Martha Nussbaum is another example of someone whose brilliant scholarship pairs with brilliant teaching. But from her, I also learned that even the most successful, amazing, prominent figures still can find time to care about and mentor their students -- and if she can do it, we all can.
David Strauss: I once joked that there was a period where every idea I had for a law review article had already been written by David Strauss between 1985 and 1997. It was disappointing, in a way, but it was also a sign that I had good ideas, at the very least -- just a generation too late. He provided a model for me regarding what good scholarship was and what good teaching was. There's probably nobody on earth of whom I'm more clearly a "disciple" of than David Strauss.
And on top of that -- he was a great teacher, in a completely different way from Kim or Martha or Melvin. The fact is, I'm probably not and will never be as scary as Kim Smith. I'm much too goofy for that. But then again, so was David, and he commanded classroom attention just fine. From David Strauss, I learned that the best way to be the best teacher and scholar I could be, was to be me.
Sarah Song: And now we get to my current adviser, Sarah Song. When I was applying to law schools, I was admitted to Berkeley's Jurisprudence and Social Policy program, and had I enrolled Sarah would have been my Ph.D. adviser in that program. Six years, five cities, four jobs, and one degree later, and I end up in a Ph.D. program with Sarah Song as my adviser. For a Chicago grad, I'm not always efficient.

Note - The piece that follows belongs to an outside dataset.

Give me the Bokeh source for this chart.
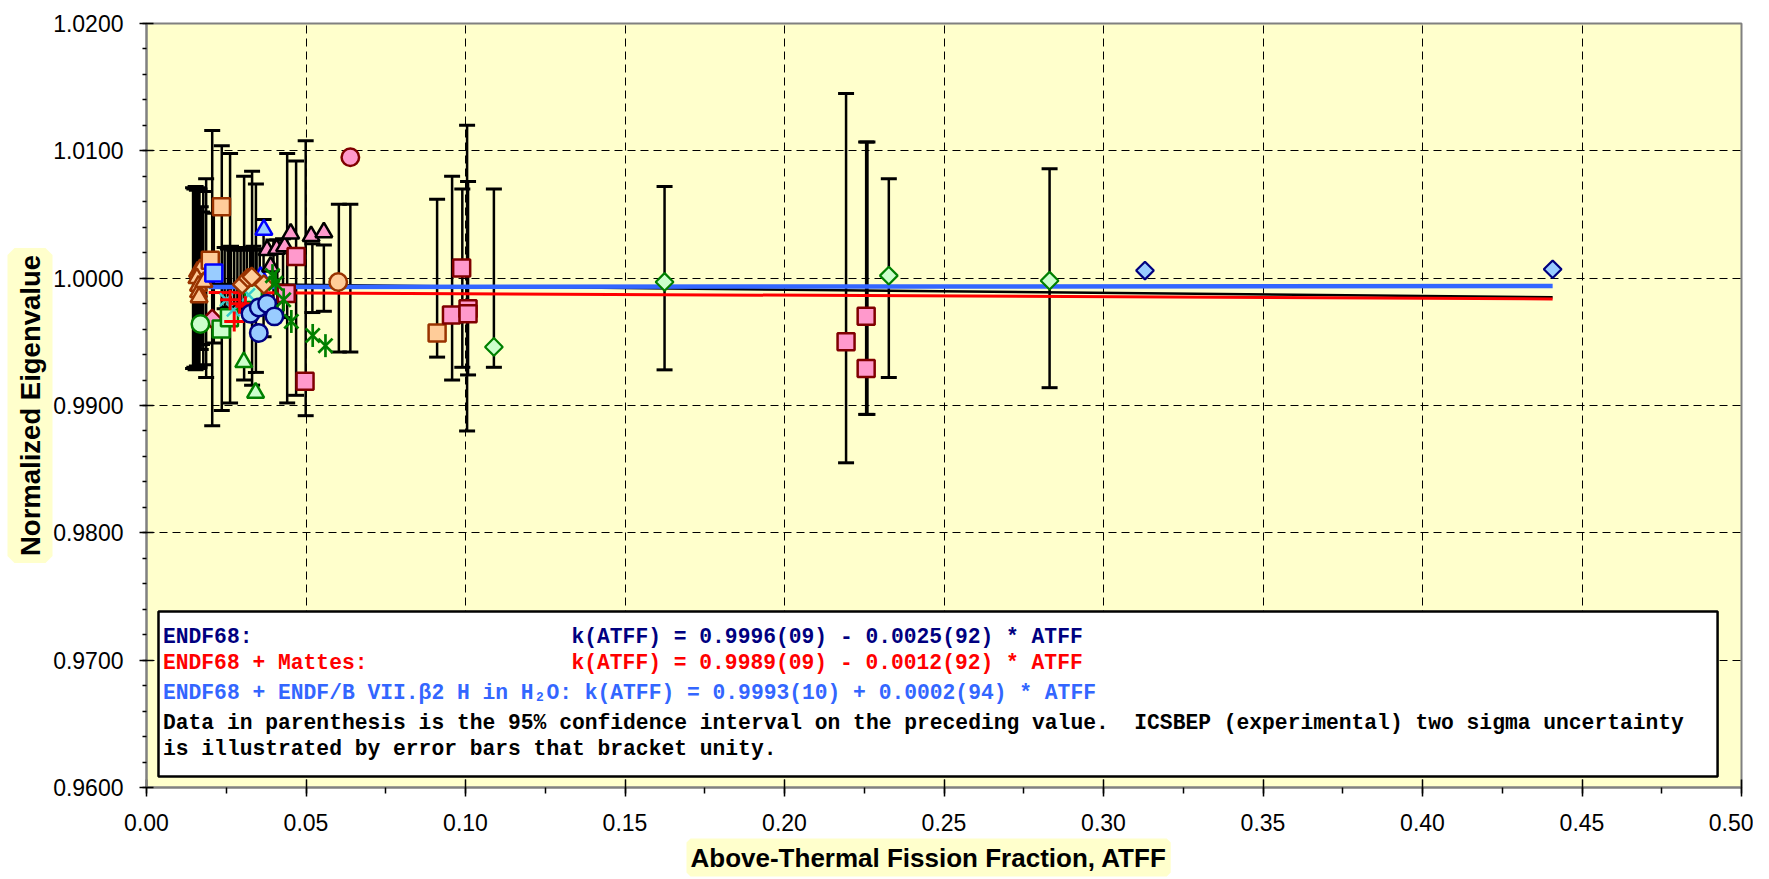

There is an academic adage I didn't learn from Sarah, but which very much applies to her: "Everyone in academia is smart. Distinguish yourself by being kind." Sarah Song is very smart, and very talented, and very everything one would want a great professor to be. But she is distinguished by being, without question, one of the most singularly kind people on the planet. From her I learned just how important that kindness is as part of being a great professor, mentor, and scholar. And I'm grateful to have it and her in my life every day.